Drug Treatment Courts and Their Progeny in the U.S.: Overcoming Their Winding Trajectory to Make the Concept Work for the Long Term
10 Pages Posted: 28 Aug 2017
Date Written: August 25, 2017
Abstract
Looking back over the past quarter century of justice system initiatives in the U.S., many will likely agree that the introduction of the drug court model has been one of the major innovations that occurred. For the field of court administration, it represented a practical application of Differentiated Case Management (DCM) principles – e.g. the recognition that all cases filed in a court system are not alike and that multiple paths for their disposition should be created for the purpose of both efficiency and justice. For the larger field of justice system operations, it represented a re-examination of the traditional approach for criminal case processing and a jumpstart to creating partnerships with agencies outside of the justice system per se – in this case, public health – in order to more efficiently and effectively manage the case disposition process for certain criminal cases not productively handled through the traditional criminal case process.
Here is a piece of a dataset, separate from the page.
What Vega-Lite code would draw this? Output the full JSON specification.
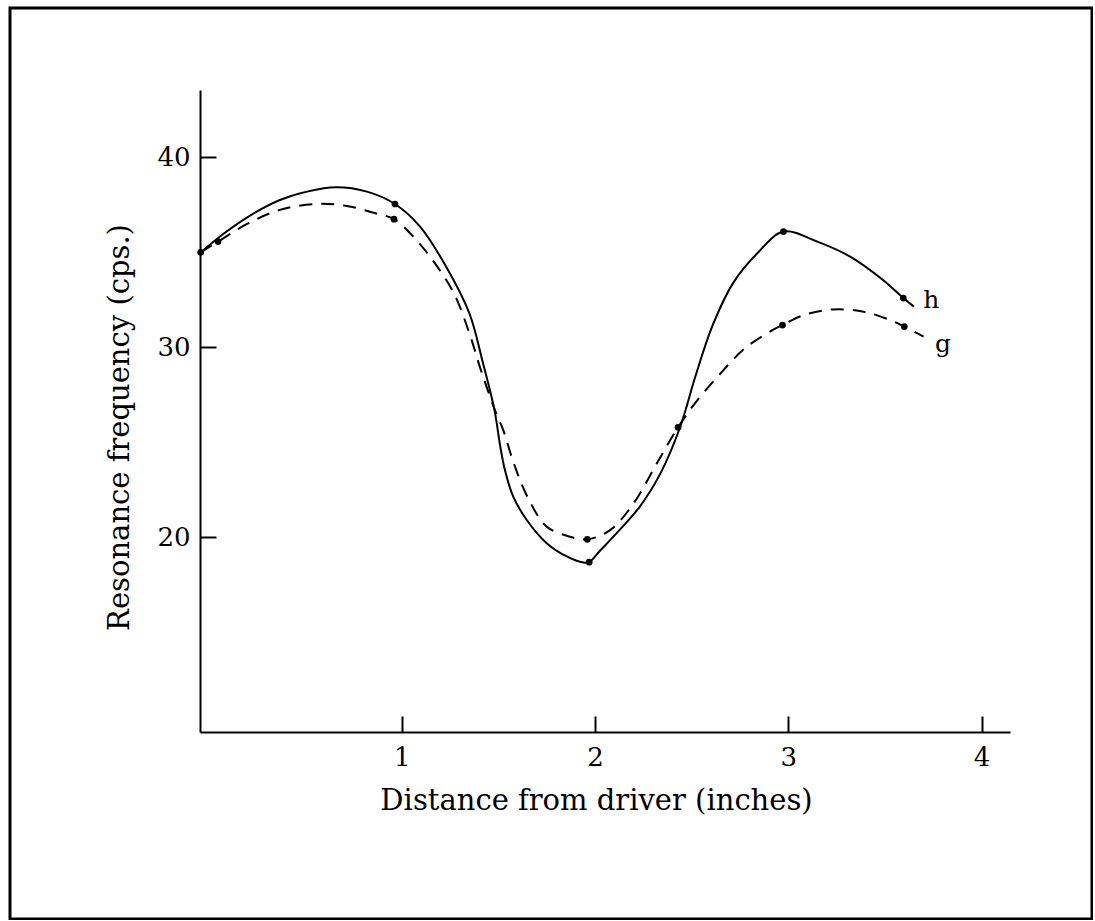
{
  "$schema": "https://vega.github.io/schema/vega-lite/v6.json",
  "autosize": "none",
  "padding": {"left": 10, "top": 8, "right": 1, "bottom": 1},
  "width": 1082,
  "height": 911,
  "background": "#ffffff",
  "config": {
    "view": {"stroke": "#000000", "strokeWidth": 3},
    "axis": {
      "grid": false,
      "domainColor": "#000000",
      "domainWidth": 2,
      "tickColor": "#000000",
      "tickWidth": 2,
      "labelColor": "#000000",
      "titleColor": "#000000",
      "labelFont": "DejaVu Serif",
      "titleFont": "DejaVu Serif",
      "titleFontWeight": "normal"
    }
  },
  "datasets": {
    "curves": [
      {"series": "h", "x": -0.04, "y": 35.0},
      {"series": "h", "x": 0.08, "y": 36.0},
      {"series": "h", "x": 0.22, "y": 36.97},
      {"series": "h", "x": 0.37, "y": 37.76},
      {"series": "h", "x": 0.51, "y": 38.2},
      {"series": "h", "x": 0.66, "y": 38.43},
      {"series": "h", "x": 0.82, "y": 38.2},
      {"series": "h", "x": 0.965, "y": 37.55},
      {"series": "h", "x": 1.095, "y": 36.36},
      {"series": "h", "x": 1.23, "y": 34.25},
      {"series": "h", "x": 1.35, "y": 31.8},
      {"series": "h", "x": 1.42, "y": 29.2},
      {"series": "h", "x": 1.48, "y": 26.7},
      {"series": "h", "x": 1.51, "y": 24.78},
      {"series": "h", "x": 1.534, "y": 23.55},
      {"series": "h", "x": 1.577, "y": 22.15},
      {"series": "h", "x": 1.647, "y": 20.92},
      {"series": "h", "x": 1.75, "y": 19.7},
      {"series": "h", "x": 1.854, "y": 19.0},
      {"series": "h", "x": 1.94, "y": 18.68},
      {"series": "h", "x": 1.97, "y": 18.7},
      {"series": "h", "x": 2.026, "y": 19.3},
      {"series": "h", "x": 2.095, "y": 20.04},
      {"series": "h", "x": 2.23, "y": 21.6},
      {"series": "h", "x": 2.34, "y": 23.4},
      {"series": "h", "x": 2.44, "y": 25.8},
      {"series": "h", "x": 2.52, "y": 28.5},
      {"series": "h", "x": 2.61, "y": 31.2},
      {"series": "h", "x": 2.715, "y": 33.4},
      {"series": "h", "x": 2.84, "y": 34.96},
      {"series": "h", "x": 2.975, "y": 36.1},
      {"series": "h", "x": 3.15, "y": 35.57},
      {"series": "h", "x": 3.32, "y": 34.78},
      {"series": "h", "x": 3.49, "y": 33.55},
      {"series": "h", "x": 3.595, "y": 32.6},
      {"series": "h", "x": 3.65, "y": 32.15},
      {"series": "g", "x": -0.04, "y": 35.0},
      {"series": "g", "x": 0.05, "y": 35.57},
      {"series": "g", "x": 0.2, "y": 36.5},
      {"series": "g", "x": 0.37, "y": 37.24},
      {"series": "g", "x": 0.56, "y": 37.55},
      {"series": "g", "x": 0.715, "y": 37.45},
      {"series": "g", "x": 0.85, "y": 37.1},
      {"series": "g", "x": 0.96, "y": 36.75},
      {"series": "g", "x": 1.06, "y": 35.83},
      {"series": "g", "x": 1.16, "y": 34.6},
      {"series": "g", "x": 1.27, "y": 32.85},
      {"series": "g", "x": 1.35, "y": 30.75},
      {"series": "g", "x": 1.41, "y": 28.8},
      {"series": "g", "x": 1.49, "y": 26.5},
      {"series": "g", "x": 1.525, "y": 25.66},
      {"series": "g", "x": 1.58, "y": 23.9},
      {"series": "g", "x": 1.65, "y": 22.15},
      {"series": "g", "x": 1.75, "y": 20.57},
      {"series": "g", "x": 1.87, "y": 20.04},
      {"series": "g", "x": 1.96, "y": 19.9},
      {"series": "g", "x": 2.08, "y": 20.4},
      {"series": "g", "x": 2.2, "y": 21.8},
      {"series": "g", "x": 2.32, "y": 23.9},
      {"series": "g", "x": 2.43, "y": 25.8},
      {"series": "g", "x": 2.52, "y": 27.1},
      {"series": "g", "x": 2.63, "y": 28.41},
      {"series": "g", "x": 2.776, "y": 29.96},
      {"series": "g", "x": 2.92, "y": 30.92},
      {"series": "g", "x": 2.97, "y": 31.18},
      {"series": "g", "x": 3.08, "y": 31.7},
      {"series": "g", "x": 3.23, "y": 32.0},
      {"series": "g", "x": 3.39, "y": 31.88},
      {"series": "g", "x": 3.525, "y": 31.45},
      {"series": "g", "x": 3.6, "y": 31.1},
      {"series": "g", "x": 3.7, "y": 30.57}
    ],
    "dots": [
      {"series": "h", "x": -0.04, "y": 35.0},
      {"series": "h", "x": 0.965, "y": 37.55},
      {"series": "h", "x": 1.97, "y": 18.7},
      {"series": "h", "x": 2.975, "y": 36.1},
      {"series": "h", "x": 3.595, "y": 32.6},
      {"series": "g", "x": 0.05, "y": 35.57},
      {"series": "g", "x": 0.96, "y": 36.75},
      {"series": "g", "x": 1.96, "y": 19.9},
      {"series": "g", "x": 2.43, "y": 25.8},
      {"series": "g", "x": 2.97, "y": 31.18},
      {"series": "g", "x": 3.6, "y": 31.1}
    ],
    "labels": [
      {"series": "h", "x": 3.74, "y": 32.5},
      {"series": "g", "x": 3.8, "y": 30.2}
    ]
  },
  "encoding": {
    "x": {
      "field": "x",
      "type": "quantitative",
      "scale": {"domain": [-0.0435, 4.147], "range": [190, 1000], "nice": false, "zero": false},
      "axis": {
        "orient": "bottom",
        "offset": -187,
        "values": [1, 2, 3, 4],
        "format": "d",
        "tickSize": -16,
        "labelPadding": 28,
        "labelFontSize": 26,
        "title": "Distance from driver (inches)",
        "titleFontSize": 29,
        "titlePadding": 16,
        "titleX": 586
      }
    },
    "y": {
      "field": "y",
      "type": "quantitative",
      "scale": {"domain": [9.76, 43.55], "range": [724, 82], "nice": false, "zero": false},
      "axis": {
        "orient": "left",
        "offset": -190,
        "values": [20, 30, 40],
        "format": "d",
        "tickSize": -16,
        "labelPadding": 26,
        "labelFontSize": 26,
        "title": "Resonance frequency (cps.)",
        "titleFontSize": 29,
        "titlePadding": 22,
        "titleY": 419
      }
    }
  },
  "layer": [
    {
      "data": {"name": "curves"},
      "transform": [{"filter": "datum.series === 'h'"}],
      "mark": {"type": "line", "interpolate": "catmull-rom", "color": "#000000", "strokeWidth": 2}
    },
    {
      "data": {"name": "curves"},
      "transform": [{"filter": "datum.series === 'g'"}],
      "mark": {"type": "line", "interpolate": "catmull-rom", "color": "#000000", "strokeWidth": 2, "strokeDash": [13, 9]}
    },
    {
      "data": {"name": "dots"},
      "mark": {"type": "circle", "color": "#000000", "opacity": 1, "size": 45}
    },
    {
      "data": {"name": "labels"},
      "mark": {"type": "text", "font": "DejaVu Serif", "fontSize": 25, "color": "#000000", "align": "center", "baseline": "middle"},
      "encoding": {"text": {"field": "series"}}
    }
  ]
}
For the legal profession, specifically – judges, prosecutors, defense counsel – it opened up the opportunity to use the leverage of the criminal justice system to utilize therapeutic approaches to the disposition of cases that did not lend themselves to the traditional punitive criminal case disposition approach – e.g., cases involving what later became recognized as the chronic disease of addiction and associated mental health disorders. Of particular import was that these nontraditional approaches were being instituted in an era of mandatory sentencing. All of these developments occurred within the framework of the constitutional and legal procedures, including “due process protections” that govern the criminal process and none of the founding drug court leaders ever intended for the drug court model to operate outside of that framework.
The focus of this article is upon the evolution of the drug court model in the U.S. since it was first introduced – not always a straightforward path as anticipated by the early developers of the model – and discussion of a few of the numerous issues that implementation of the drug court model has raised as new generations of leaders become involved, often without the institutional perspective of those who initially instituted the program, and suggestions for moving forward to promote the long term institutionalization of the drug court model within the constitutional and legal framework that applies to the U.S. criminal justice process.
The observations and recommendations which follow draw on the author’s experience in providing technical assistance and training to over 800 drug courts in the U.S. since 1989, much of which is documented in technical assistance reports, training curricula, and presentations at state, regional and national conferences.